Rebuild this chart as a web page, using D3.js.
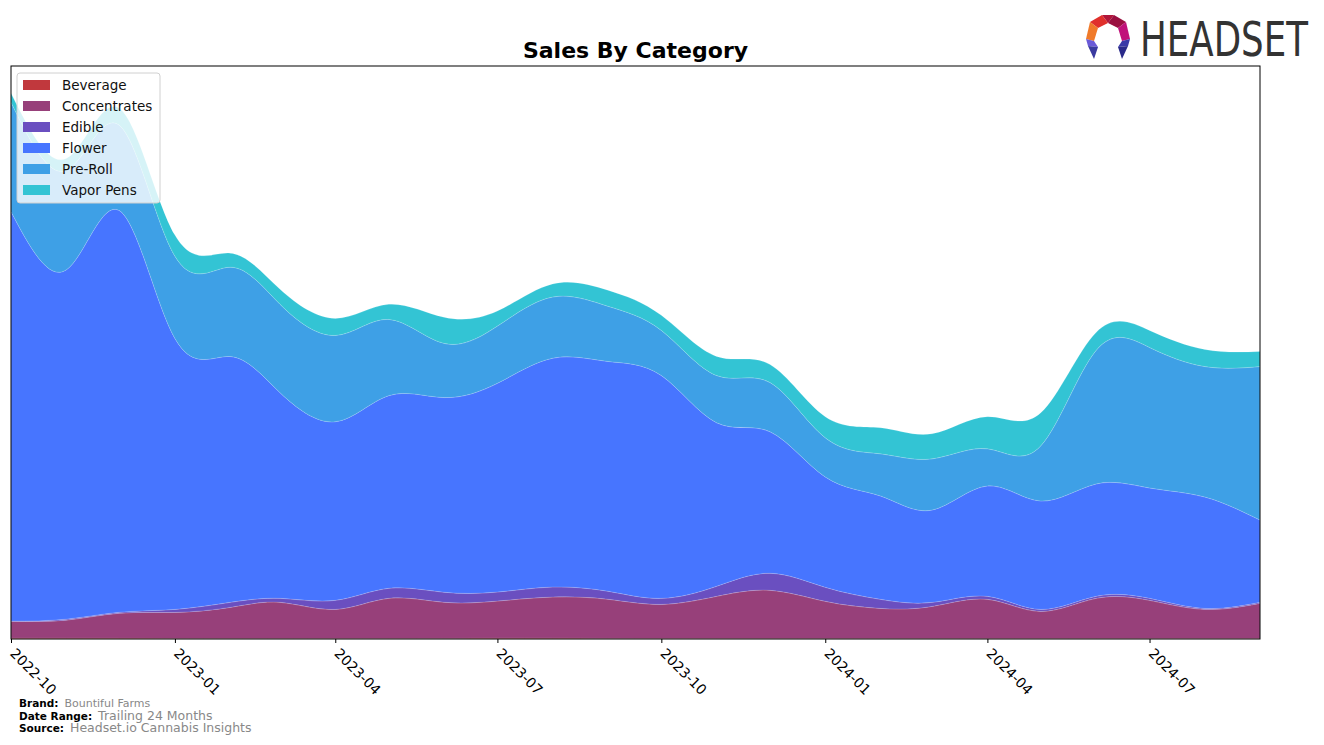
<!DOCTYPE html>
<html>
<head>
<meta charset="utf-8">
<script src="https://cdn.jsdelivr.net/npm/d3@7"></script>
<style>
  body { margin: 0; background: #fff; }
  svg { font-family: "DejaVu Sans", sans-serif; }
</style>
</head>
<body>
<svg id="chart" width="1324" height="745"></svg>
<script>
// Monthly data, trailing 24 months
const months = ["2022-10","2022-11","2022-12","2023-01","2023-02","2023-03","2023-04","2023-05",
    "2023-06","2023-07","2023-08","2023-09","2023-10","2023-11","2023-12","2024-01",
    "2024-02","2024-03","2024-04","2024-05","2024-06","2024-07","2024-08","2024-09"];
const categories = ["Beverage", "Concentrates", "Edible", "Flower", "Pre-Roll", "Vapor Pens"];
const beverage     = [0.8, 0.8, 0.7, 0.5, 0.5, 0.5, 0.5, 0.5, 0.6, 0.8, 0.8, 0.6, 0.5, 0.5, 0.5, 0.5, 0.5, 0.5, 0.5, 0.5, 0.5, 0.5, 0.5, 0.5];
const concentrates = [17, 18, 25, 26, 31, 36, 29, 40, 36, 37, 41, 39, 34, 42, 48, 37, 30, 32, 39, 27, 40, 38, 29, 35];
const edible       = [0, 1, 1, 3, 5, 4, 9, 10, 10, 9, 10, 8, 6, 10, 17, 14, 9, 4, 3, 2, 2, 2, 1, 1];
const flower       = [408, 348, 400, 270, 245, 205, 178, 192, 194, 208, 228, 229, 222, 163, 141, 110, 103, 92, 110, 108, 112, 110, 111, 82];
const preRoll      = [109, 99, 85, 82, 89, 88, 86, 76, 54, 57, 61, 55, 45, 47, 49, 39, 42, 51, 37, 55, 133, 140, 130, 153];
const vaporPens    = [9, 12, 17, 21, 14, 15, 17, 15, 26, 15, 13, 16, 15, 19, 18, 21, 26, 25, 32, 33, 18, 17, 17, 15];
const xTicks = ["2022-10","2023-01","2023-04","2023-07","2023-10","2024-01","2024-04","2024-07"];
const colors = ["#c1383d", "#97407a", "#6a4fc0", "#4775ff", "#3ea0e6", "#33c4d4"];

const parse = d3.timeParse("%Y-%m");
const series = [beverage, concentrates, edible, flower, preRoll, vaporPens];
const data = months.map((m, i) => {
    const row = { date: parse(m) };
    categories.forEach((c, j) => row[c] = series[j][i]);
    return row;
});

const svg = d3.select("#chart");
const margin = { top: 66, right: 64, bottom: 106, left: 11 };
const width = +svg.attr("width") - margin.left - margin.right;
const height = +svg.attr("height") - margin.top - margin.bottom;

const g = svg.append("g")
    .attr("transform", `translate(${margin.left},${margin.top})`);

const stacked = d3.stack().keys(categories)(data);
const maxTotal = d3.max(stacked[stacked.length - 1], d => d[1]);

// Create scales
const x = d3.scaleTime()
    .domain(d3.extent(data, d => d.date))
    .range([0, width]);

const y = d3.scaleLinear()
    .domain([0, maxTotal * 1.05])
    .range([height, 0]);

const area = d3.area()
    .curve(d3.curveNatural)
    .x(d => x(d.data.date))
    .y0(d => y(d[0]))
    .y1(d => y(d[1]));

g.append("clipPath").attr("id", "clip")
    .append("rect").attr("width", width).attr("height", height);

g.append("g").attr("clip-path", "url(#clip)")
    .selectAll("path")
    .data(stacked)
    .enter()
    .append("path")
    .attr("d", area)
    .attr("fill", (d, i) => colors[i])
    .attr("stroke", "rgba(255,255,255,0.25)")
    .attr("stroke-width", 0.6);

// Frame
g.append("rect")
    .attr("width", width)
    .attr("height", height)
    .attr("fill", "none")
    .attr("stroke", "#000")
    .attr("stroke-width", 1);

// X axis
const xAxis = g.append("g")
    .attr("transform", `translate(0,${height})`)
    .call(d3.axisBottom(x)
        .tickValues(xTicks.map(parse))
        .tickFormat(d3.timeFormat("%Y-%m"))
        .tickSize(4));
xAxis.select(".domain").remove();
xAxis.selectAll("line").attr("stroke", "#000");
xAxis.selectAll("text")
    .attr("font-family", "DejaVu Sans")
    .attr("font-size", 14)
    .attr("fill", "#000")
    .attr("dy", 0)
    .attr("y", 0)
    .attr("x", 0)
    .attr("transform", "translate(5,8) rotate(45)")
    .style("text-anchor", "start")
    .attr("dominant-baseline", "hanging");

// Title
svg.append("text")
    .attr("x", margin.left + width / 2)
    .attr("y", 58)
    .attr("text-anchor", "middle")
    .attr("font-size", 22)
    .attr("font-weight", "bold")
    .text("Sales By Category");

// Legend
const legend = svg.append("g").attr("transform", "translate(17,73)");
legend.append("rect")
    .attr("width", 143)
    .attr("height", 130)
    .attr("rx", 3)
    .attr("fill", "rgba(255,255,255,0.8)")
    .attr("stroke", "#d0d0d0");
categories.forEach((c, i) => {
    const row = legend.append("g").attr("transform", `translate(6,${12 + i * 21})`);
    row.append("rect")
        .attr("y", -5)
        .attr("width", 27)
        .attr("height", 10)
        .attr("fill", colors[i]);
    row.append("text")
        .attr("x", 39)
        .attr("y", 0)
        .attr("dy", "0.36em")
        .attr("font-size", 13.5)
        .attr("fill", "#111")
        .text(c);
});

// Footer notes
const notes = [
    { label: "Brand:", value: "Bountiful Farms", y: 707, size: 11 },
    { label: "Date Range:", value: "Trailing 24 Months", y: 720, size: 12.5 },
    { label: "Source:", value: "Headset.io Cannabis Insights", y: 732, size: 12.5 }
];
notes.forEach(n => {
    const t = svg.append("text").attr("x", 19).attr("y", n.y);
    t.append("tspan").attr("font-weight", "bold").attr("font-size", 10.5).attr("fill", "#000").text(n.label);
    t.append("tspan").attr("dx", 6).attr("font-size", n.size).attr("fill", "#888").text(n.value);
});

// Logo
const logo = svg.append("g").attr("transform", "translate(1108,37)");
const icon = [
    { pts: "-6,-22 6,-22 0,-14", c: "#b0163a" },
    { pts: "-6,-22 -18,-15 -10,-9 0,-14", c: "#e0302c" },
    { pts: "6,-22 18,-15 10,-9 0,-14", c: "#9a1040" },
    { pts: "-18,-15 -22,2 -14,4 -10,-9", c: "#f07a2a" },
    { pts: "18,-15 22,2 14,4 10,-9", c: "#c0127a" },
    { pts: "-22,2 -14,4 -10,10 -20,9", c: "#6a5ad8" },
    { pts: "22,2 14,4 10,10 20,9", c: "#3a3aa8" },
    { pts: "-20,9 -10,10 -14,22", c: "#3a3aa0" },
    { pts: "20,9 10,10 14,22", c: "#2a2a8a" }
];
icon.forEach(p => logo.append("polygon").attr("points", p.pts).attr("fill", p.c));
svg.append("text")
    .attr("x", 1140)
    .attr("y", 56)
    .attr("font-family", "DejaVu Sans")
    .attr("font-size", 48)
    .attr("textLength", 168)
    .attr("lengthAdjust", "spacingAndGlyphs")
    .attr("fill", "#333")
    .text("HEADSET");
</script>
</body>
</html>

※ ※ ※

> **To be done**:
All of the lines above should be retyped precisely, apart from the pictures.

> **Output below**:
Rebuild this chart as a web page, using D3.js.
<!DOCTYPE html>
<html>
<head>
<meta charset="utf-8">
<script src="https://cdn.jsdelivr.net/npm/d3@7"></script>
<style>
  body { margin: 0; background: #fff; }
  svg { font-family: "DejaVu Sans", sans-serif; }
</style>
</head>
<body>
<svg id="chart" width="1324" height="745"></svg>
<script>
// Monthly data, trailing 24 months
const months = ["2022-10","2022-11","2022-12","2023-01","2023-02","2023-03","2023-04","2023-05",
    "2023-06","2023-07","2023-08","2023-09","2023-10","2023-11","2023-12","2024-01",
    "2024-02","2024-03","2024-04","2024-05","2024-06","2024-07","2024-08","2024-09"];
const categories = ["Beverage", "Concentrates", "Edible", "Flower", "Pre-Roll", "Vapor Pens"];
const beverage     = [0.8, 0.8, 0.7, 0.5, 0.5, 0.5, 0.5, 0.5, 0.6, 0.8, 0.8, 0.6, 0.5, 0.5, 0.5, 0.5, 0.5, 0.5, 0.5, 0.5, 0.5, 0.5, 0.5, 0.5];
const concentrates = [17, 18, 25, 26, 31, 36, 29, 40, 36, 37, 41, 39, 34, 42, 48, 37, 30, 32, 39, 27, 40, 38, 29, 35];
const edible       = [0, 1, 1, 3, 5, 4, 9, 10, 10, 9, 10, 8, 6, 10, 17, 14, 9, 4, 3, 2, 2, 2, 1, 1];
const flower       = [408, 348, 400, 270, 245, 205, 178, 192, 194, 208, 228, 229, 222, 163, 141, 110, 103, 92, 110, 108, 112, 110, 111, 82];
const preRoll      = [109, 99, 85, 82, 89, 88, 86, 76, 54, 57, 61, 55, 45, 47, 49, 39, 42, 51, 37, 55, 133, 140, 130, 153];
const vaporPens    = [9, 12, 17, 21, 14, 15, 17, 15, 26, 15, 13, 16, 15, 19, 18, 21, 26, 25, 32, 33, 18, 17, 17, 15];
const xTicks = ["2022-10","2023-01","2023-04","2023-07","2023-10","2024-01","2024-04","2024-07"];
const colors = ["#c1383d", "#97407a", "#6a4fc0", "#4775ff", "#3ea0e6", "#33c4d4"];

const parse = d3.timeParse("%Y-%m");
const series = [beverage, concentrates, edible, flower, preRoll, vaporPens];
const data = months.map((m, i) => {
    const row = { date: parse(m) };
    categories.forEach((c, j) => row[c] = series[j][i]);
    return row;
});

const svg = d3.select("#chart");
const margin = { top: 66, right: 64, bottom: 106, left: 11 };
const width = +svg.attr("width") - margin.left - margin.right;
const height = +svg.attr("height") - margin.top - margin.bottom;

const g = svg.append("g")
    .attr("transform", `translate(${margin.left},${margin.top})`);

const stacked = d3.stack().keys(categories)(data);
const maxTotal = d3.max(stacked[stacked.length - 1], d => d[1]);

// Create scales
const x = d3.scaleTime()
    .domain(d3.extent(data, d => d.date))
    .range([0, width]);

const y = d3.scaleLinear()
    .domain([0, maxTotal * 1.05])
    .range([height, 0]);

const area = d3.area()
    .curve(d3.curveNatural)
    .x(d => x(d.data.date))
    .y0(d => y(d[0]))
    .y1(d => y(d[1]));

g.append("clipPath").attr("id", "clip")
    .append("rect").attr("width", width).attr("height", height);

g.append("g").attr("clip-path", "url(#clip)")
    .selectAll("path")
    .data(stacked)
    .enter()
    .append("path")
    .attr("d", area)
    .attr("fill", (d, i) => colors[i])
    .attr("stroke", "rgba(255,255,255,0.25)")
    .attr("stroke-width", 0.6);

// Frame
g.append("rect")
    .attr("width", width)
    .attr("height", height)
    .attr("fill", "none")
    .attr("stroke", "#000")
    .attr("stroke-width", 1);

// X axis
const xAxis = g.append("g")
    .attr("transform", `translate(0,${height})`)
    .call(d3.axisBottom(x)
        .tickValues(xTicks.map(parse))
        .tickFormat(d3.timeFormat("%Y-%m"))
        .tickSize(4));
xAxis.select(".domain").remove();
xAxis.selectAll("line").attr("stroke", "#000");
xAxis.selectAll("text")
    .attr("font-family", "DejaVu Sans")
    .attr("font-size", 14)
    .attr("fill", "#000")
    .attr("dy", 0)
    .attr("y", 0)
    .attr("x", 0)
    .attr("transform", "translate(5,8) rotate(45)")
    .style("text-anchor", "start")
    .attr("dominant-baseline", "hanging");

// Title
svg.append("text")
    .attr("x", margin.left + width / 2)
    .attr("y", 58)
    .attr("text-anchor", "middle")
    .attr("font-size", 22)
    .attr("font-weight", "bold")
    .text("Sales By Category");

// Legend
const legend = svg.append("g").attr("transform", "translate(17,73)");
legend.append("rect")
    .attr("width", 143)
    .attr("height", 130)
    .attr("rx", 3)
    .attr("fill", "rgba(255,255,255,0.8)")
    .attr("stroke", "#d0d0d0");
categories.forEach((c, i) => {
    const row = legend.append("g").attr("transform", `translate(6,${12 + i * 21})`);
    row.append("rect")
        .attr("y", -5)
        .attr("width", 27)
        .attr("height", 10)
        .attr("fill", colors[i]);
    row.append("text")
        .attr("x", 39)
        .attr("y", 0)
        .attr("dy", "0.36em")
        .attr("font-size", 13.5)
        .attr("fill", "#111")
        .text(c);
});

// Footer notes
const notes = [
    { label: "Brand:", value: "Bountiful Farms", y: 707, size: 11 },
    { label: "Date Range:", value: "Trailing 24 Months", y: 720, size: 12.5 },
    { label: "Source:", value: "Headset.io Cannabis Insights", y: 732, size: 12.5 }
];
notes.forEach(n => {
    const t = svg.append("text").attr("x", 19).attr("y", n.y);
    t.append("tspan").attr("font-weight", "bold").attr("font-size", 10.5).attr("fill", "#000").text(n.label);
    t.append("tspan").attr("dx", 6).attr("font-size", n.size).attr("fill", "#888").text(n.value);
});

// Logo
const logo = svg.append("g").attr("transform", "translate(1108,37)");
const icon = [
    { pts: "-6,-22 6,-22 0,-14", c: "#b0163a" },
    { pts: "-6,-22 -18,-15 -10,-9 0,-14", c: "#e0302c" },
    { pts: "6,-22 18,-15 10,-9 0,-14", c: "#9a1040" },
    { pts: "-18,-15 -22,2 -14,4 -10,-9", c: "#f07a2a" },
    { pts: "18,-15 22,2 14,4 10,-9", c: "#c0127a" },
    { pts: "-22,2 -14,4 -10,10 -20,9", c: "#6a5ad8" },
    { pts: "22,2 14,4 10,10 20,9", c: "#3a3aa8" },
    { pts: "-20,9 -10,10 -14,22", c: "#3a3aa0" },
    { pts: "20,9 10,10 14,22", c: "#2a2a8a" }
];
icon.forEach(p => logo.append("polygon").attr("points", p.pts).attr("fill", p.c));
svg.append("text")
    .attr("x", 1140)
    .attr("y", 56)
    .attr("font-family", "DejaVu Sans")
    .attr("font-size", 48)
    .attr("textLength", 168)
    .attr("lengthAdjust", "spacingAndGlyphs")
    .attr("fill", "#333")
    .text("HEADSET");
</script>
</body>
</html>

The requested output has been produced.